◆ Charts and diagrams as code:
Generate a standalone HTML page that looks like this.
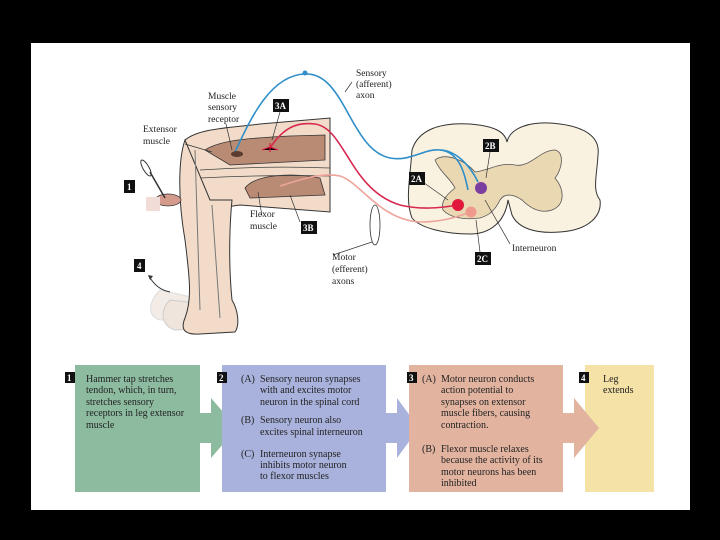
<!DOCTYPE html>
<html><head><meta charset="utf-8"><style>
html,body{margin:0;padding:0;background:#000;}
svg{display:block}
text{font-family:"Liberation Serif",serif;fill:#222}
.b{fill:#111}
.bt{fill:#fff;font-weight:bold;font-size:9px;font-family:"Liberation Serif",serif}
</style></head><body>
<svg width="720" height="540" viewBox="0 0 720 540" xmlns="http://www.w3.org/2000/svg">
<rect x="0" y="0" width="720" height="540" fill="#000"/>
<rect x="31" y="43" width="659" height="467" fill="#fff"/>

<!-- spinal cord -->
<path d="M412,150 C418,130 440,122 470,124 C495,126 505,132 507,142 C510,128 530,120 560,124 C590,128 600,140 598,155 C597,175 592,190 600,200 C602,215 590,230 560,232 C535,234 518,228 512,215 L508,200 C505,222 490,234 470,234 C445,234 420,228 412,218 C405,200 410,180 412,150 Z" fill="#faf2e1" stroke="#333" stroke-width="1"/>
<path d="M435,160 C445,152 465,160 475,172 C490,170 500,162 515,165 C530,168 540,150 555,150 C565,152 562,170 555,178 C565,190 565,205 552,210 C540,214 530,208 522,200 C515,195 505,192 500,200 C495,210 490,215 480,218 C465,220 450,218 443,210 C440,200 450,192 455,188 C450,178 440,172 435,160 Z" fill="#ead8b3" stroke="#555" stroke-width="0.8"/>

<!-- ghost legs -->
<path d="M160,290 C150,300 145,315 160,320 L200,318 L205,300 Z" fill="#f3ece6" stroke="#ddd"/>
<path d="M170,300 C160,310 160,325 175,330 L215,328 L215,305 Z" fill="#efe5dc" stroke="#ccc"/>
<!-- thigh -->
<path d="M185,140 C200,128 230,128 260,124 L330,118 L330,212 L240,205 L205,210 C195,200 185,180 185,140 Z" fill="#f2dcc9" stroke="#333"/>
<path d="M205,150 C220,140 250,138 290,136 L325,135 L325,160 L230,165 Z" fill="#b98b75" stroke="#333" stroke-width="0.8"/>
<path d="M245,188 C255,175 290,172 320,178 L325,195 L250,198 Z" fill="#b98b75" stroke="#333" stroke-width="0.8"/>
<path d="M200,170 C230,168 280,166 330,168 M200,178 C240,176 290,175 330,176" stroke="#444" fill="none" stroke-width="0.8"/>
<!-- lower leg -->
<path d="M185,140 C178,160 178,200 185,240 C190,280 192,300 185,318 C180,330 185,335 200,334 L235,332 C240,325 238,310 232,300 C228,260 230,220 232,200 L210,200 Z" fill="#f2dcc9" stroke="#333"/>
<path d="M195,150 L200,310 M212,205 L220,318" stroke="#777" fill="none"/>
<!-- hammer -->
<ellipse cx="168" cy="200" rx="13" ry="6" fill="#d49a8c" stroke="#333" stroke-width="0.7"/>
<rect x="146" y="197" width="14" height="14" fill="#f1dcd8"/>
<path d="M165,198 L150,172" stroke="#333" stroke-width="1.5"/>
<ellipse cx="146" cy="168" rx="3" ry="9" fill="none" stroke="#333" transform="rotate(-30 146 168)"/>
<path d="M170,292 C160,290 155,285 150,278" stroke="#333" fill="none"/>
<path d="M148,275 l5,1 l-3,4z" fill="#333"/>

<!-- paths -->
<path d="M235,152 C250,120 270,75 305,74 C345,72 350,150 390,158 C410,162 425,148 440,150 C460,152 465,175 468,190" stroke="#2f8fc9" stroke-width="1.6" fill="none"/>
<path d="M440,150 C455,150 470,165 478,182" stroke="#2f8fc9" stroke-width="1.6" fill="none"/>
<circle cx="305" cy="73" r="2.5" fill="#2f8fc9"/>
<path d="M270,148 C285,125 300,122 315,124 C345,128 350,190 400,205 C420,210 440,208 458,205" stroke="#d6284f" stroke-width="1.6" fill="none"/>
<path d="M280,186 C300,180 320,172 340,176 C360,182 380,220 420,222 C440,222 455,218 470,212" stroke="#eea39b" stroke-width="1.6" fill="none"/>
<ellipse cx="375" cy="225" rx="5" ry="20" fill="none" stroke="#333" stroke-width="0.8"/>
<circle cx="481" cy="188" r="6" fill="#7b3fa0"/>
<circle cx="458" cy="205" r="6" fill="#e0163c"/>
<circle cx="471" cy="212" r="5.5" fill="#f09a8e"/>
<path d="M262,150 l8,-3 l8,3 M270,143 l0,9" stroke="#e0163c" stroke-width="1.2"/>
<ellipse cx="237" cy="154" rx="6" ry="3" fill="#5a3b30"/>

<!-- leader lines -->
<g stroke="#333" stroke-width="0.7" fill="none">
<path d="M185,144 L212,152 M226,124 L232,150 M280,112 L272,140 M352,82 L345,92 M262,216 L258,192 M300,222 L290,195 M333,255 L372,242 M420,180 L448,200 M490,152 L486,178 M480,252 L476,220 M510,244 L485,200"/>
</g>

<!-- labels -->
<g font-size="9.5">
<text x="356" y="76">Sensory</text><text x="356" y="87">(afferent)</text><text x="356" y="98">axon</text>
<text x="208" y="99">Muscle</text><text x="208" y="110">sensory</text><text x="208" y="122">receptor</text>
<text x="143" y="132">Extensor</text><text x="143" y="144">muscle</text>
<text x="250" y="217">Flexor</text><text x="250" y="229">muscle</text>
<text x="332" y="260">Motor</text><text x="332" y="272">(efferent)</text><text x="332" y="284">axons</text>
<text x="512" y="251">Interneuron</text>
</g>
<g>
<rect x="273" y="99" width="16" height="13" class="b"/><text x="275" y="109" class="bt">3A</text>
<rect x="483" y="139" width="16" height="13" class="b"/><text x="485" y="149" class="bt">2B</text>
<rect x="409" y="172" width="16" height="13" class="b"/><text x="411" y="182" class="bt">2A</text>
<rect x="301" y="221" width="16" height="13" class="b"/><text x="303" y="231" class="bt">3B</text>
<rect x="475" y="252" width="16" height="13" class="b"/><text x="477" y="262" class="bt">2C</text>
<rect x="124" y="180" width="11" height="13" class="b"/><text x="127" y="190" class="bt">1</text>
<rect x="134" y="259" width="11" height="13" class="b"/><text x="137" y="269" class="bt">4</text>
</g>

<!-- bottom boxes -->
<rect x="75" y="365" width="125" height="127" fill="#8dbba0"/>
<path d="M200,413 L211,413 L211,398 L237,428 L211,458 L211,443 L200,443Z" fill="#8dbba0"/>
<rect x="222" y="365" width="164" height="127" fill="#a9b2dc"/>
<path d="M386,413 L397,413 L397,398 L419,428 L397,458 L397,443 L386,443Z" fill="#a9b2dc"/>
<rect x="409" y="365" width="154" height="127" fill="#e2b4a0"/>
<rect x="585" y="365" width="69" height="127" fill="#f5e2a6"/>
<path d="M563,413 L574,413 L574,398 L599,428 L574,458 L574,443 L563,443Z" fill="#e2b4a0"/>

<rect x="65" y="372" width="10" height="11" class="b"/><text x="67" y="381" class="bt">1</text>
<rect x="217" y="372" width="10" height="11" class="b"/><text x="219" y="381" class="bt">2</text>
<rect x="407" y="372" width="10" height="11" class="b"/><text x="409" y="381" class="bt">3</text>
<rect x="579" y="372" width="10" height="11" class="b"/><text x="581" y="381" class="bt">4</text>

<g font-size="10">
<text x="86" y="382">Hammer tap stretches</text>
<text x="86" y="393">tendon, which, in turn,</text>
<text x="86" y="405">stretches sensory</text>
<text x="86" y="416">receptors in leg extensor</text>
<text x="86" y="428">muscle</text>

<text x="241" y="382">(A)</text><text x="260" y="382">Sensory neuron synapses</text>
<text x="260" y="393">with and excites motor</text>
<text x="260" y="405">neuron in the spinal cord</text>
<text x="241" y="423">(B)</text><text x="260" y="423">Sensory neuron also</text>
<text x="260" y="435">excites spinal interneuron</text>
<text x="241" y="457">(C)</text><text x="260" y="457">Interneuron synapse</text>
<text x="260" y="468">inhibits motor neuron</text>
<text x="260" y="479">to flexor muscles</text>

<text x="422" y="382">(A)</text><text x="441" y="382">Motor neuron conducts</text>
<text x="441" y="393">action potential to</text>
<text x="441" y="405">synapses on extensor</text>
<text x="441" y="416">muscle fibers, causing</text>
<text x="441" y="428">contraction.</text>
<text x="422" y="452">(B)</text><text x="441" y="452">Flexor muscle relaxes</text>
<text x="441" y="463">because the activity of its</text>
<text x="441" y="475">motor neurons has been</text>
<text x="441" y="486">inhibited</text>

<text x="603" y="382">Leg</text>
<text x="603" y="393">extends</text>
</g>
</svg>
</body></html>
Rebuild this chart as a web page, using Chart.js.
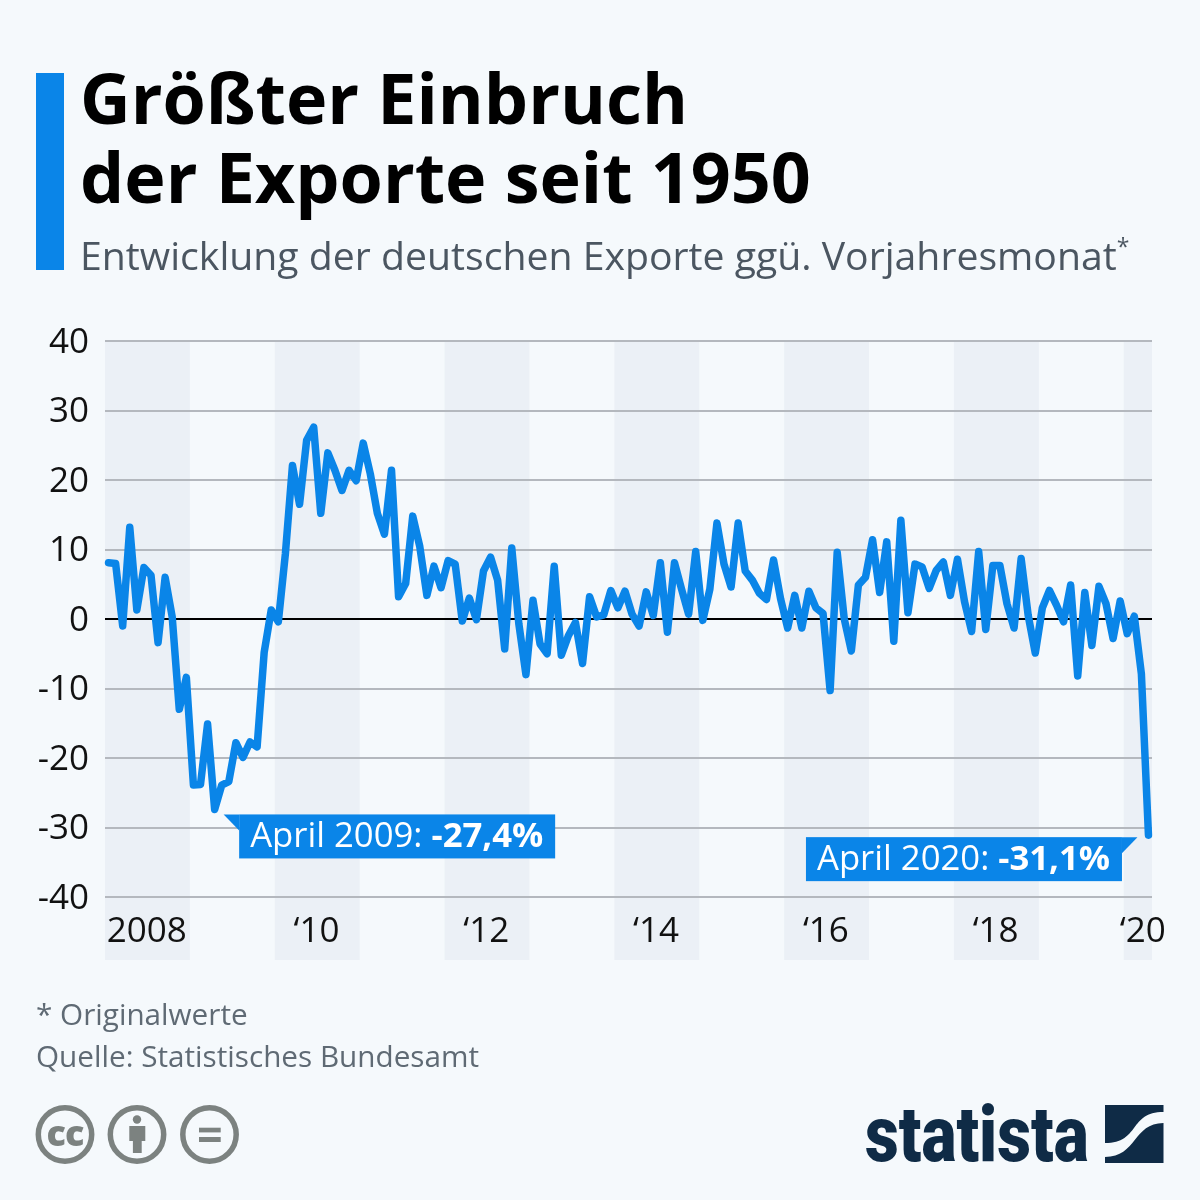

◆ Exercise objective: Pictures excluded, repeat exactly the lines from the top of the material through the line with "C445,152 465,160 475,172", including both of those lines.

◆ Reply:
Generate a standalone HTML page that looks like this.
<!DOCTYPE html>
<html><head><meta charset="utf-8"><style>
html,body{margin:0;padding:0;background:#000;}
svg{display:block}
text{font-family:"Liberation Serif",serif;fill:#222}
.b{fill:#111}
.bt{fill:#fff;font-weight:bold;font-size:9px;font-family:"Liberation Serif",serif}
</style></head><body>
<svg width="720" height="540" viewBox="0 0 720 540" xmlns="http://www.w3.org/2000/svg">
<rect x="0" y="0" width="720" height="540" fill="#000"/>
<rect x="31" y="43" width="659" height="467" fill="#fff"/>

<!-- spinal cord -->
<path d="M412,150 C418,130 440,122 470,124 C495,126 505,132 507,142 C510,128 530,120 560,124 C590,128 600,140 598,155 C597,175 592,190 600,200 C602,215 590,230 560,232 C535,234 518,228 512,215 L508,200 C505,222 490,234 470,234 C445,234 420,228 412,218 C405,200 410,180 412,150 Z" fill="#faf2e1" stroke="#333" stroke-width="1"/>
<path d="M435,160 C445,152 465,160 475,172 C490,170 500,162 515,165 C530,168 540,150 555,150 C565,152 562,170 555,178 C565,190 565,205 552,210 C540,214 530,208 522,200 C515,195 505,192 500,200 C495,210 490,215 480,218 C465,220 450,218 443,210 C440,200 450,192 455,188 C450,178 440,172 435,160 Z" fill="#ead8b3" stroke="#555" stroke-width="0.8"/>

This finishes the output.